Bali, summit mondiale sui rifiuti tossici
Da oggi al 27 giugno, gli Stati firmatari della Convenzione di Basilea studieranno come arginare il crescente flusso di spazzatura “pericolosa” dai Paesi industrializzati a quelli emergenti, soprattutto in Asia, e il grave impatto su ambiente e salute. Il problema dell’e-waste in India e Cina.

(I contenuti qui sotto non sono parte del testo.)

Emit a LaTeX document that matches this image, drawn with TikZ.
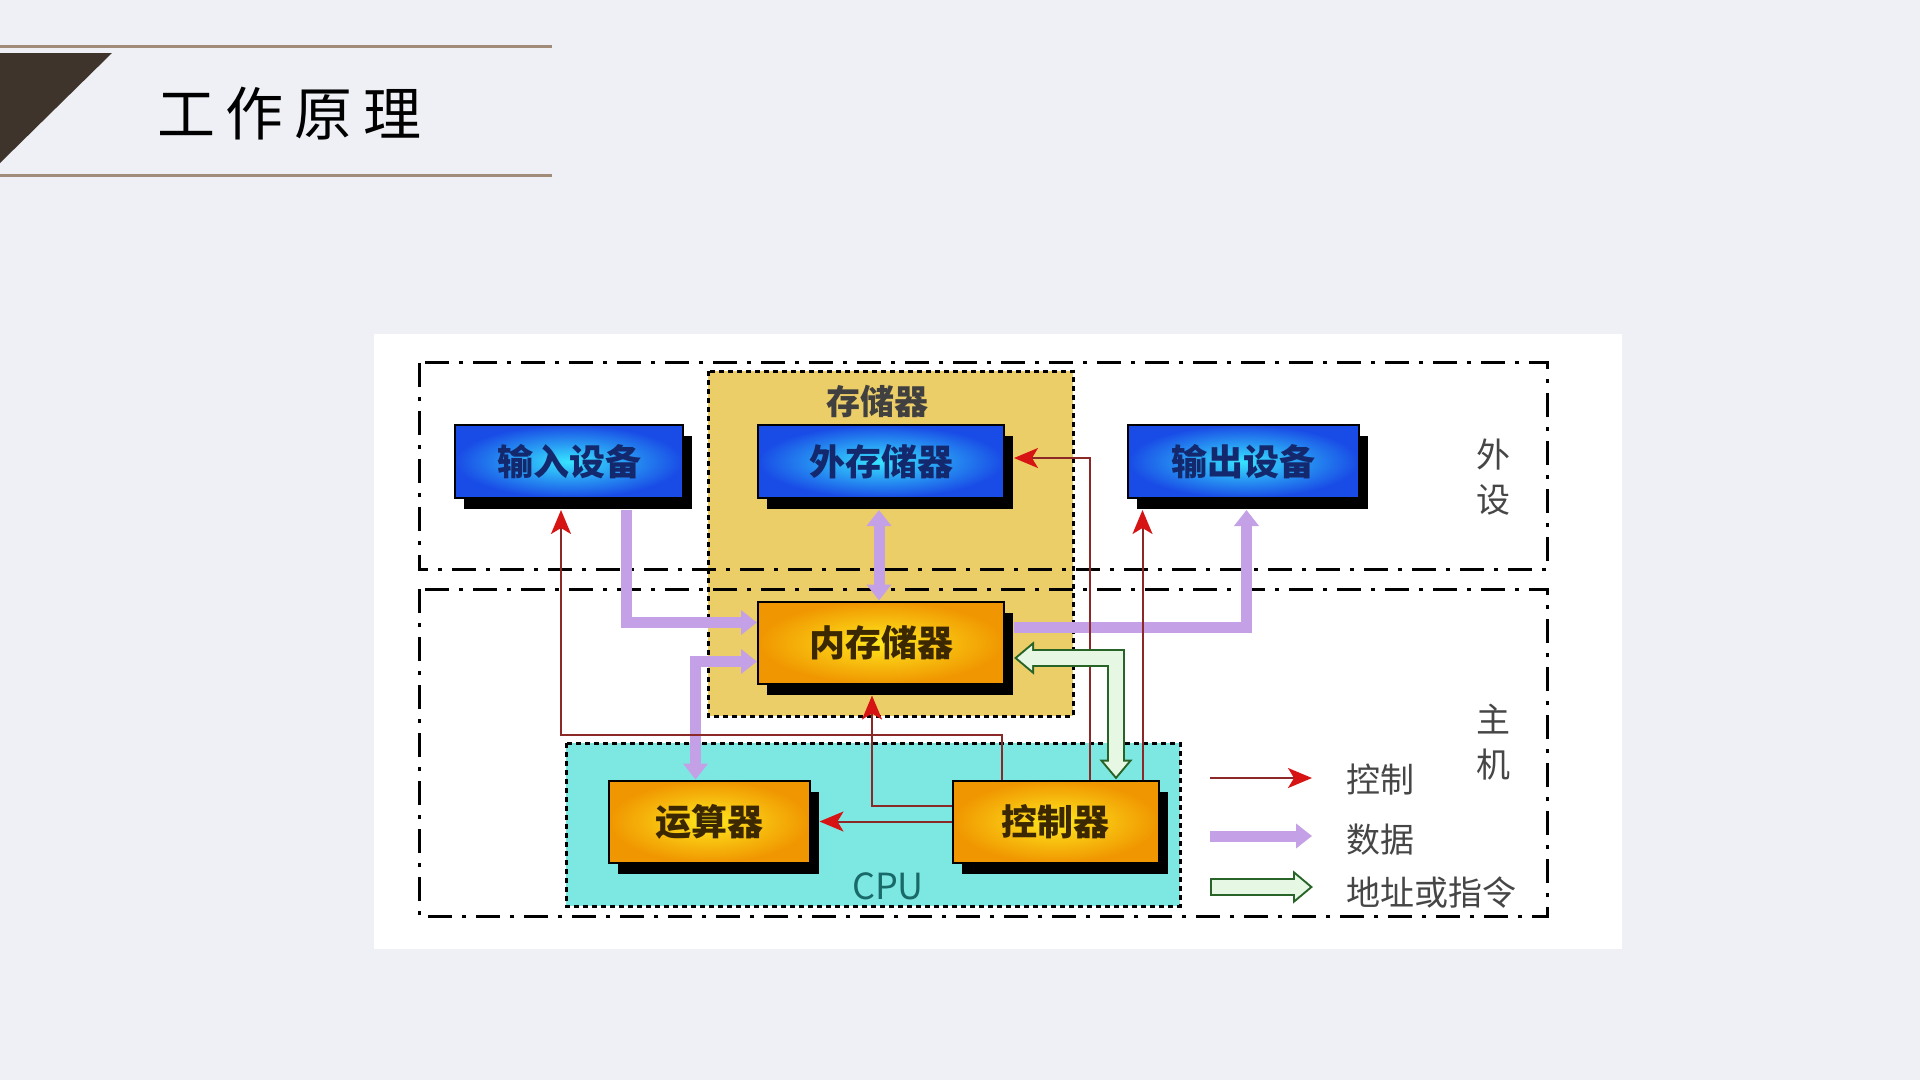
\documentclass[tikz,border=0pt]{standalone}
\usepackage{fontspec}
\setmainfont{Noto Sans CJK SC}
\usetikzlibrary{arrows.meta,shadows}
\definecolor{pagebg}{RGB}{238,240,245}
\definecolor{rulec}{RGB}{160,140,120}
\definecolor{wedgec}{RGB}{62,52,44}
\definecolor{memfill}{RGB}{236,206,104}
\definecolor{cpufill}{RGB}{125,232,226}
\definecolor{datac}{RGB}{196,160,230}
\definecolor{ctlline}{RGB}{140,40,40}
\definecolor{ctltip}{RGB}{215,20,20}
\definecolor{addrc}{RGB}{40,100,40}
\definecolor{addrfill}{RGB}{230,247,228}
\definecolor{devouter}{RGB}{25,75,230}
\definecolor{devinner}{RGB}{55,228,255}
\definecolor{devtext}{RGB}{20,40,110}
\definecolor{unitouter}{RGB}{240,150,0}
\definecolor{unitinner}{RGB}{255,232,30}
\definecolor{unittext}{RGB}{60,40,0}
\definecolor{cputext}{RGB}{25,105,105}
\definecolor{labelc}{RGB}{70,70,70}
\newcommand{\fsize}[1]{\fontsize{#1}{#1}\selectfont}

\begin{document}
\begin{tikzpicture}[x=1pt,y=-1pt,
  devbox/.style={draw=black,line width=2pt,inner color=devinner,outer color=devouter,
    minimum height=73pt,text=devtext,font=\fsize{36}\bfseries,
    drop shadow={shadow xshift=9pt,shadow yshift=-11pt,opacity=1,fill=black}},
  unitbox/.style={draw=black,line width=2pt,inner color=unitinner,outer color=unitouter,
    minimum height=82pt,text=unittext,font=\fsize{36}\bfseries,
    drop shadow={shadow xshift=9pt,shadow yshift=-11pt,opacity=1,fill=black}},
  dashdot/.style={draw=black,line width=3pt,dash pattern=on 24pt off 10pt on 4pt off 10pt},
  dotline/.style={draw=black,line width=3pt,dash pattern=on 5pt off 4pt},
  ctrl/.style={draw=ctlline,line width=2pt,-{Stealth[color=ctltip,length=24pt,width=20pt,inset=6pt]}},
  data/.style={draw=datac,line width=11pt},
  datatip/.style={-{Triangle[length=16pt,width=24pt]}},
  datatips/.style={{Triangle[length=16pt,width=24pt]}-{Triangle[length=16pt,width=24pt]}},
  addr/.style={draw=addrc,line width=18pt,
    {Triangle[length=20pt,width=32pt]}-{Triangle[length=20pt,width=32pt]},
    postaction={draw=addrfill,line width=14pt,shorten >=3.2pt,shorten <=3.2pt,
      {Triangle[length=14.8pt,width=23.7pt]}-{Triangle[length=14.8pt,width=23.7pt]}}},
  addrone/.style={draw=addrc,line width=18pt,-{Triangle[length=20pt,width=32pt]},
    postaction={draw=addrfill,line width=14pt,shorten >=3.2pt,shorten <=2pt,
      -{Triangle[length=14.8pt,width=23.7pt]}}},
  legend/.style={anchor=west,text=labelc,font=\fsize{34}},
  side/.style={text=labelc,align=center,font=\fontsize{34}{45}\selectfont}]
\useasboundingbox (0,0) rectangle (1920,1080);
\fill[pagebg] (0,0) rectangle (1920,1080);
% title bar
\draw[rulec,line width=3pt] (0,46.5) -- (552,46.5);
\draw[rulec,line width=3pt] (0,175) -- (552,175);
\fill[wedgec] (0,53) -- (112,53) -- (0,163) -- cycle;
\node (title) at (289.5,114) {\fsize{58}工\hspace{11pt}作\hspace{11pt}原\hspace{11pt}理};
% panel and regions
\fill[white] (373.5,334) rectangle (1622,949);
\fill[memfill] (708,371) rectangle (1073,716);
\draw[dotline] (708,371) rectangle (1073,716);
\fill[cpufill] (566,743) rectangle (1180,906);
\draw[dotline] (566,743) rectangle (1180,906);
\draw[dashdot] (419,362.5) rectangle (1547,569.5);
\draw[dashdot] (419,589) rectangle (1547,916);
\node[font=\fsize{34}\bfseries,text=black!75] (storlbl) at (877,401) {存储器};
\node[side] (peri) at (1493,477.5) {外\\设};
\node[side] (host) at (1493,742) {主\\机};
\node[text=cputext,font=\fsize{36}] (cpulbl) at (888,886) {CPU};
% units
\node[devbox,minimum width=228pt] (inp) at (569,461.5) {输入设备};
\node[devbox,minimum width=246pt] (ext) at (881,461.5) {外存储器};
\node[devbox,minimum width=231pt] (outp) at (1243.5,461.5) {输出设备};
\node[unitbox,minimum width=246pt] (mem) at (881,642.5) {内存储器};
\node[unitbox,minimum width=201pt] (alu) at (709,821.5) {运算器};
\node[unitbox,minimum width=206pt] (ctl) at (1055.5,821.5) {控制器};
% data paths
\draw[data,datatip] ([xshift=57pt,yshift=-11pt]inp.south) |- ([yshift=20pt]mem.west);
\draw[data,datatips] ([xshift=-13.5pt]alu.north) |- ([yshift=-19pt]mem.west);
\draw[data,datatips] ([xshift=-2pt,yshift=-11pt]ext.south) -- ([xshift=-2pt]mem.north);
\draw[data,datatip] ([xshift=9pt,yshift=15.5pt]mem.east) -| ([xshift=3pt,yshift=-11pt]outp.south);
% control paths
\draw[ctrl] ([xshift=-54pt]ctl.north) -- ++(0,-45) -| ([xshift=-8pt,yshift=-11pt]inp.south);
\draw[ctrl] ([yshift=16pt]ctl.west) -| ([xshift=-9pt,yshift=-11pt]mem.south);
\draw[ctrl] (ctl.west) -- ([xshift=9pt]alu.east);
\draw[ctrl] ([xshift=34pt]ctl.north) |- ([xshift=9pt,yshift=3.5pt]ext.east);
\draw[ctrl] ([xshift=87pt]ctl.north) -- ([xshift=-101pt,yshift=-11pt]outp.south);
% address / instruction
\draw[addr] ([xshift=9pt,yshift=-15.5pt]mem.east) -| ([xshift=60.5pt]ctl.north);
% legend
\coordinate (lgc0) at (1210,778); \coordinate (lgc1) at (1312,778);
\coordinate (lgd0) at (1210,836); \coordinate (lgd1) at (1312,836);
\coordinate (lga0) at (1210,887); \coordinate (lga1) at (1313,887);
\draw[ctrl] (lgc0) -- (lgc1);
\draw[data,datatip] (lgd0) -- (lgd1);
\draw[addrone] (lga0) -- (lga1);
\node[legend] (lgctl) at (1343,780) {控制};
\node[legend] (lgdat) at (1343,840) {数据};
\node[legend] (lgadr) at (1343,893) {地址或指令};
\end{tikzpicture}
\end{document}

Bali (AsiaNews) – L’adozione di una politica globale sulla gestione dei rifiuti tossici nel rispetto della salute umana e dell’ambiente è strettamente legato alla realizzazione di obiettivi di sviluppo quali il debellamento della fame nel mondo. Su questo punto mira a riportare l’attenzione internazionale la 9° Conferenza dei firmatari della Convenzione di Basilea sul controllo dei movimenti oltre frontiera di rifiuti pericolosi (COP9) apertasi oggi a Bali, in Indonesia.
 
Il summit - che si chiuderà il 27 giugno e a cui prendono parte mille delegati da 170 Paesi – avrà al centro dei lavori lo studio di un migliore trattamento dei rifiuti pericolosi nei Paesi emergenti e in via di sviluppo per ridurne al minimo gli effetti sulla salute e sull'ambiente. La Convenzione di Basilea (1989) mira principalmente a evitare le esportazioni di rifiuti pericolosi verso nazioni in via di sviluppo, le quali spesso non dispongono delle infrastrutture e delle conoscenze necessarie per garantire uno smaltimento o un riciclo ecosostenibile. Finora, però, la Convenzione non è servita ad arginare il flusso di rifiuti pericolosi - in particolare spazzatura elettronica (e-waste) - dai Paesi industrializzati a quelli emergenti come Cina e India, ormai vere e proprie discariche dell’occidente.
 
Il problema dell’e-waste
Da tempo gruppi ambientalisti come Greenpeace denunciano la situazione e le conseguenze mortali sulle popolazioni e il territorio. Stando ad un rapporto dell’Associated Press, l’80% delle componenti elettroniche raccolte negli Usa per il riciclo viene inviata all’estero. E l’Asia è la meta più gettonata. Nelle periferie delle megalopoli del continente un esercito di poveri, smantella e poi estrae dalle componenti elettroniche metalli preziosi come platino, argento, oro, utilizzando acidi, a mani nude, entrando in contatto con sostanze nocive come piombo, cadmio, mercurio. Quello che non è riciclabile, finisce nel sottosuolo e da qui nelle falde acquifere. Tutto il settore è retto da un sistema illegale e utilizza strumentazione e metodi inadeguati, nella totale assenza di norme di sicurezza e protezione.
 
La Cina è stata finora la principale destinataria dell’e-waste statunitense. In seguito all’introduzione di norme più restrittive sull’importazione di questo genere di spazzatura, le rotte del commercio si sono spostate verso l’India, dove il settore soffre di un vuoto legislativo. L’esportazione dagli Usa non può essere considerata illegale perché, unico caso nel mondo industrializzato, Washington non ha ratificato la Convenzione di Basilea. Molti rifiuti pericolosi - computer e apparecchiature di seconda mano – riescono ad aggirare anche i pochi divieti esistenti. Solo negli ultimi sei mesi del 2007, 600 tonnellate di e-waste sono state scaricate nell’Unione sotto forma di materiale per “donazioni” tutto “duty free”, denuncia Threehugger.com, portale che si occupa di informazione sull’ambiente.